A 2-year-old was bleeped during a scene of ABC comedy Modern Family on Wednesday and some anti-profanity advocates are crying foul.

Students at Palm Desert High School have gone as far as to start a club that stands against using cusswords.

The title of the episode is “Little Bo Bleep.”

Lily, 2, played by actress Aubrey Anderson-Emmons, said the word “fudge” during the taping. But to viewers, after a bleep was added and her mouth pixilated, it sounded like a toddler just dropped the f-bomb on national television.

On the show, Lily’s dads Mitchell and Cameron, were shocked to hear their daughter utter her first cussword.

Palm Desert High School senior Amanda Biggs, 17, is not amused.

“To me, it’s just not funny to have a little kid saying a bad word,” said Biggs, who along with senior Madelyn Brown, 17, are two of the almost 30 members making up their school’s no cussing club.

“The child won’t be influenced, but I think other people (who) watch the TV show will,” said Brown.

The Palm Desert club is the first of it’s kind in the Coachella Valley.

It was created in August of last year, and in recognition, the city of Palm Desert then proclamed Sept. 29, 2011 a “cuss-free day.”

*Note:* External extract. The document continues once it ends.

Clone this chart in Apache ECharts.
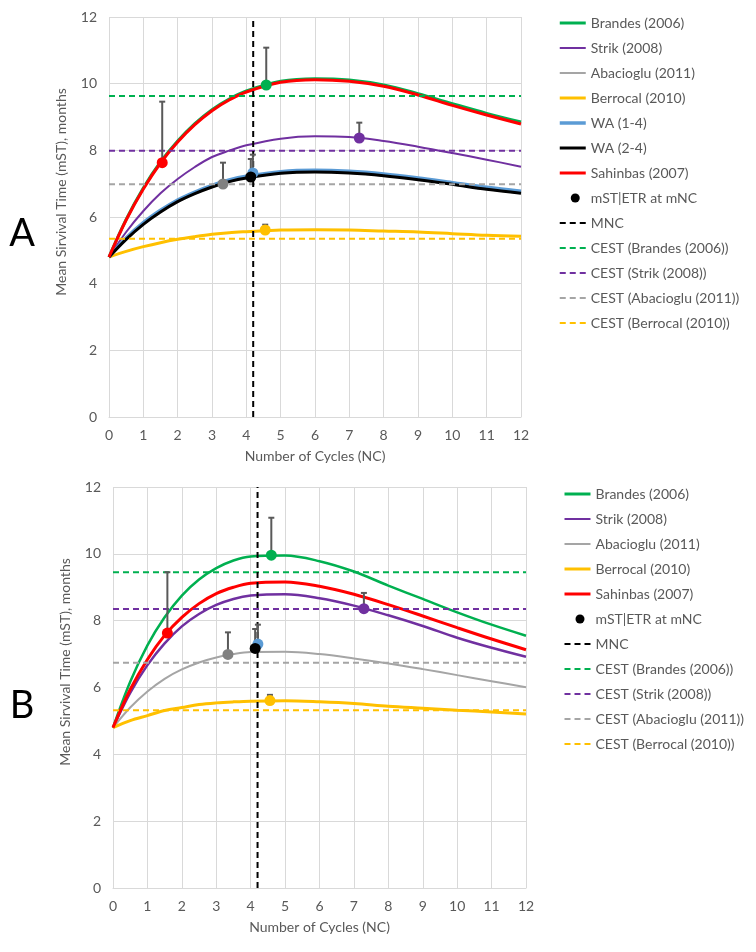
<!DOCTYPE html>
<html><head><meta charset="utf-8">
<script src="https://cdn.jsdelivr.net/npm/echarts@6/dist/echarts.min.js"></script>
<style>html,body{margin:0;padding:0;background:#fff}#c{width:756px;height:952px}</style>
</head><body><div id="c"></div>
<script>
// ---------- DATA ----------
const nc = [0,0.5,1,1.5,2,2.5,3,3.5,4,5,6,7,8,9,10,11,12];
const xTicks = [0,1,2,3,4,5,6,7,8,9,10,11,12];
const yTicks = [0,2,4,6,8,10,12];

// Panel A curves
const aBrandes  = [4.8,5.93,6.87,7.65,8.28,8.80,9.22,9.54,9.78,10.07,10.15,10.11,9.96,9.70,9.40,9.11,8.85];
const aStrik    = [4.8,5.55,6.18,6.71,7.14,7.50,7.80,7.99,8.15,8.35,8.42,8.40,8.28,8.11,7.92,7.72,7.51];
const aAbaciog  = [4.8,5.33,5.78,6.15,6.46,6.70,6.90,7.06,7.17,7.31,7.35,7.32,7.24,7.12,6.98,6.83,6.71];
const aBerrocal = [4.8,4.97,5.11,5.23,5.33,5.41,5.48,5.53,5.56,5.61,5.62,5.61,5.58,5.55,5.50,5.45,5.42];
const aWA14     = [4.8,5.37,5.83,6.20,6.51,6.75,6.95,7.11,7.22,7.36,7.40,7.37,7.29,7.17,7.03,6.89,6.77];
const aWA24     = [4.8,5.33,5.78,6.15,6.46,6.70,6.90,7.06,7.17,7.31,7.35,7.32,7.24,7.12,6.98,6.83,6.71];
const aSahinbas = [4.8,5.91,6.84,7.62,8.25,8.77,9.19,9.51,9.75,10.04,10.12,10.07,9.92,9.66,9.35,9.06,8.79];

// Panel B curves
const bBrandes  = [4.8,6.17,7.26,8.10,8.75,9.23,9.57,9.80,9.92,9.95,9.78,9.47,9.05,8.65,8.25,7.88,7.55];
const bStrik    = [4.8,5.84,6.67,7.32,7.83,8.20,8.47,8.65,8.75,8.79,8.67,8.45,8.16,7.84,7.49,7.19,6.92];
const bAbaciog  = [4.8,5.40,5.88,6.26,6.54,6.75,6.90,7.00,7.06,7.07,7.00,6.87,6.72,6.55,6.37,6.19,6.01];
const bBerrocal = [4.8,5.01,5.16,5.31,5.40,5.49,5.54,5.57,5.59,5.60,5.57,5.52,5.44,5.38,5.32,5.27,5.21];
const bSahinbas = [4.8,5.94,6.84,7.56,8.10,8.51,8.81,9.00,9.12,9.16,9.03,8.79,8.48,8.14,7.79,7.45,7.13];

// mST|ETR at mNC points (order: Sahinbas, Abacioglu, WA(1-4), WA(2-4), Berrocal, Brandes, Strik)
const ptColors = ['#FF0000','#808080','#5B9BD5','#000000','#FFC000','#00B050','#7030A0'];
const aPtX  = [1.55, 3.32, 4.19, 4.13, 4.55, 4.58, 7.29];
const aPtY  = [7.63, 6.99, 7.32, 7.20, 5.61, 9.96, 8.37];
const aErrHi= [9.46, 7.63, 7.87, 7.74, 5.77, 11.08, 8.83];
const bPtX  = [1.58, 3.34, 4.21, 4.13, 4.56, 4.60, 7.29];
const bPtY  = [7.63, 6.99, 7.30, 7.17, 5.61, 9.96, 8.36];
const bErrHi= [9.45, 7.65, 7.88, 7.75, 5.78, 11.08, 8.83];

// MNC and CEST
const mncA = 4.2, mncB = 4.2;
const cestNames = ['CEST (Brandes (2006))','CEST (Strik (2008))','CEST (Abacioglu (2011))','CEST (Berrocal (2010))'];
const cestColors = ['#00B050','#7030A0','#A5A5A5','#FFC000'];
const cestA = [9.63, 7.99, 6.98, 5.35];
const cestB = [9.45, 8.35, 6.74, 5.32];

// ---------- CHART ----------
const FONT = 'Lato';
const TXT = '#595959';
const GRIDC = '#D9D9D9';
const zip = (xs, ys) => xs.map((x,i)=>[x, ys[i]]);

function curve(name, ys, color, width, gi){
  return {type:'line', name, data: zip(nc, ys), xAxisIndex:gi, yAxisIndex:gi,
    smooth:0.35, symbol:'none', showSymbol:false, lineStyle:{color, width}, itemStyle:{color},
    emphasis:{disabled:true}, silent:true};
}
function hline(name, v, color, gi){
  return {type:'line', name, data:[[0,v],[12,v]], xAxisIndex:gi, yAxisIndex:gi,
    symbol:'none', lineStyle:{color, width:2, type:[6,4]}, itemStyle:{color}, silent:true};
}
function vline(name, v, gi){
  return {type:'line', name, data:[[v,0],[v,12]], xAxisIndex:gi, yAxisIndex:gi,
    symbol:'none', lineStyle:{color:'#000', width:2, type:[6,4]}, itemStyle:{color:'#000'}, silent:true, z:3};
}
function errBars(xs, ys, hi, gi){
  return {type:'custom', name:'err'+gi, xAxisIndex:gi, yAxisIndex:gi, coordinateSystem:'cartesian2d',
    data: xs.map((x,i)=>[x, ys[i], hi[i]]), encode:{x:0, y:[1,2]}, z:4, silent:true,
    renderItem(params, api){
      const p0 = api.coord([api.value(0), api.value(1)]);
      const p1 = api.coord([api.value(0), api.value(2)]);
      const st = {stroke:'#595959', lineWidth:2};
      return {type:'group', children:[
        {type:'line', shape:{x1:p0[0],y1:p0[1],x2:p1[0],y2:p1[1]}, style:st},
        {type:'line', shape:{x1:p1[0]-3,y1:p1[1],x2:p1[0]+3,y2:p1[1]}, style:st}
      ]};
    }};
}
function points(xs, ys, gi){
  return {type:'scatter', name:'mST|ETR at mNC', xAxisIndex:gi, yAxisIndex:gi, symbol:'circle', symbolSize:11,
    itemStyle:{color:'#000', opacity:1}, z:5, silent:true,
    data: xs.map((x,i)=>({value:[x, ys[i]], itemStyle:{color:ptColors[i]}}))};
}

const dotIcon = 'path://M0,0M26,0M26,14M0,14M11,7a4.5,4.5 0 1 0 9,0a4.5,4.5 0 1 0 -9,0z';

const series = [
  curve('Brandes (2006)', aBrandes, '#00B050', 3, 0),
  curve('Strik (2008)', aStrik, '#7030A0', 2, 0),
  curve('Abacioglu (2011)', aAbaciog, '#A5A5A5', 2, 0),
  curve('Berrocal (2010)', aBerrocal, '#FFC000', 3, 0),
  curve('WA (1-4)', aWA14, '#5B9BD5', 3.5, 0),
  curve('WA (2-4)', aWA24, '#000000', 3, 0),
  curve('Sahinbas (2007)', aSahinbas, '#FF0000', 3, 0),
  ...cestNames.map((n,i)=>hline(n, cestA[i], cestColors[i], 0)),
  vline('MNC', mncA, 0),
  errBars(aPtX, aPtY, aErrHi, 0),
  points(aPtX, aPtY, 0),

  curve('Brandes (2006)', bBrandes, '#00B050', 2.5, 1),
  curve('Strik (2008)', bStrik, '#7030A0', 2.5, 1),
  curve('Abacioglu (2011)', bAbaciog, '#A5A5A5', 2, 1),
  curve('Berrocal (2010)', bBerrocal, '#FFC000', 3, 1),
  curve('Sahinbas (2007)', bSahinbas, '#FF0000', 3, 1),
  ...cestNames.map((n,i)=>hline(n, cestB[i], cestColors[i], 1)),
  vline('MNC', mncB, 1),
  errBars(bPtX, bPtY, bErrHi, 1),
  points(bPtX, bPtY, 1)
];

function xAx(gi){
  return {type:'value', gridIndex:gi, min:xTicks[0], max:xTicks[xTicks.length-1], interval:1,
    name:'Number of Cycles (NC)', nameLocation:'middle', nameGap:32,
    nameTextStyle:{color:TXT, fontSize:14, fontFamily:FONT},
    axisLine:{lineStyle:{color:GRIDC, width:1}}, axisTick:{show:false},
    axisLabel:{color:TXT, fontSize:14, fontFamily:FONT, margin:11},
    splitLine:{show:true, lineStyle:{color:GRIDC, width:1}}};
}
function yAx(gi){
  return {type:'value', gridIndex:gi, min:yTicks[0], max:yTicks[yTicks.length-1], interval:2,
    axisLine:{show:false}, axisTick:{show:false},
    axisLabel:{color:TXT, fontSize:14, fontFamily:FONT, margin:12},
    splitLine:{show:true, lineStyle:{color:GRIDC, width:1}}};
}

const dotItem = {name:'mST|ETR at mNC', icon:dotIcon, itemStyle:{color:'#000', opacity:1, borderWidth:0}};
const legA = ['Brandes (2006)','Strik (2008)','Abacioglu (2011)','Berrocal (2010)','WA (1-4)','WA (2-4)','Sahinbas (2007)',
  dotItem, 'MNC', ...cestNames];
const legB = ['Brandes (2006)','Strik (2008)','Abacioglu (2011)','Berrocal (2010)','Sahinbas (2007)',
  dotItem, 'MNC', ...cestNames];

function leg(data, left, top){
  return {data, left, top, orient:'vertical', itemGap:11, itemWidth:26, itemHeight:14,
    selectedMode:false, padding:0,
    itemStyle:{opacity:0, borderWidth:0},
    lineStyle:{width:'inherit'},
    textStyle:{color:TXT, fontSize:14, fontFamily:FONT}};
}

const chart = echarts.init(document.getElementById('c'), null, {renderer:'canvas'});
chart.setOption({
  animation:false,
  backgroundColor:'#fff',
  textStyle:{fontFamily:FONT},
  grid:[{left:109, top:17, width:412, height:400}, {left:113, top:487, width:413, height:401}],
  xAxis:[xAx(0), xAx(1)],
  yAxis:[yAx(0), yAx(1)],
  legend:[leg(legA, 558, 16), leg(legB, 563, 487)],
  graphic:[
    {type:'text', x:61, y:192, rotation:Math.PI/2, style:{text:'Mean Sirvival Time (mST), months', fill:TXT, font:'14px Lato', textAlign:'center', textVerticalAlign:'middle'}},
    {type:'text', x:65, y:662, rotation:Math.PI/2, style:{text:'Mean Sirvival Time (mST), months', fill:TXT, font:'14px Lato', textAlign:'center', textVerticalAlign:'middle'}},
    {type:'text', x:22, y:234, style:{text:'A', fill:'#000', font:'38px Lato', textAlign:'center', textVerticalAlign:'middle'}},
    {type:'text', x:22, y:706, style:{text:'B', fill:'#000', font:'38px Lato', textAlign:'center', textVerticalAlign:'middle'}}
  ],
  series
});
</script></body></html>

In 2010, the California State Assembly passed a resolution, annually establishing the first week of March as a “no cussing week.”

The Palm Desert club is a chapter of the international No Cussing Club created in 2007 by then 14-year-old McKay Hatch in South Pasedena.

Today, Hatch, 18, is a student at Brigham Young University in Idaho.

His club has 35,000 members worldwide, and Hatch called on all of them to contact ABC, pleading for “Little Bo Bleep” to stay on the cutting room floor.

“There’s so many shifting values,” said Dr. Ossil Macavinta, a lead advisor for the Palm Desert club.

The organization’s goal is to empower people to use higher levels of communication, according the club’s website.

Macavinta said this latest Modern Family episode sends young people the opposite message.

“They can rationalize and say, ‘Well, if a 2-year-old can say it on television, it must be ok,'” said Macavinta.

In response to McKay Hatch’s attempts to pull the contraversial episode of Modern family off the air, ABC had no comment.